Throughout the film Bambi and his son are seen living out of his broken car with barely enough money for meals. Bambi’s brother is trying to save up enough money to go to college and since few places are hiring and he is running out of time he begins to consider the Uncle’s offer to move drugs for him in exchange for cash. Bambi strongly urges against this and it creates a dispute between the two. Bambi sees the potential and drive in his brother that I think he also sees in himself and knows that if he does this job he could lose it all. For Bambi and his family, crime is easy and often the only choice as they are surrounded by it and have been their whole lives. This is another example of how sociological theories apply to this film because it involves the interaction between individuals and groups and shows how their social environment is a huge factor leading to crime. DONE?

Ultimately Bambi wants to create a better life for his son and the way he is doing that is by stopping the cycle. Bambi wants to stay out of jail, get a job, and separate from the subculture of violence and gang mentality that he has grown up around but he truly has to do it all on his own through determination and will. At the end of the movie we see that Bambi’s brother is heading to college and Bambi has been talking with an editor about publishing his writing.
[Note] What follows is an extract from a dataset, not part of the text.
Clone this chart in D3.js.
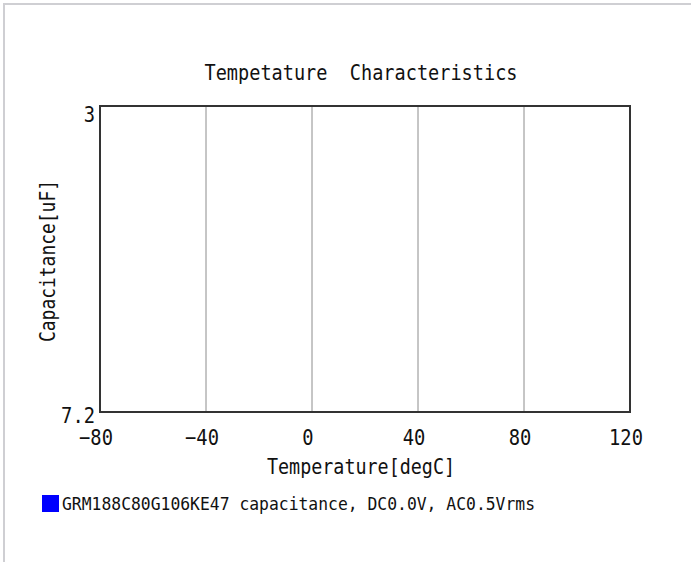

Unfortunately word got around to Child Protective Services that Bambi and his son Day, have been living in a car and they are going to be removing Day from Bambi’s custody. 

The movie clearly does not have one big happy ending but I saw it as an excellent depiction of growth and resilience as one man pursues a better life despite being weighed down by the devastatingly unfair prison system. I think the biggest takeaway from this film is how incredibly hard one has to work to succeed in life after prison when they do not have money, family, or resources, to aid them. Although at the end of the movie Bambi is still struggling financially and dealing with the temporary loss of his son, the viewer can still see that it is a tremendous improvement from where he started out and that though the road to victory is long and strenuous, Bambi defying the odds by making incredible changes in his life that are leading him towards a better future for him and his son.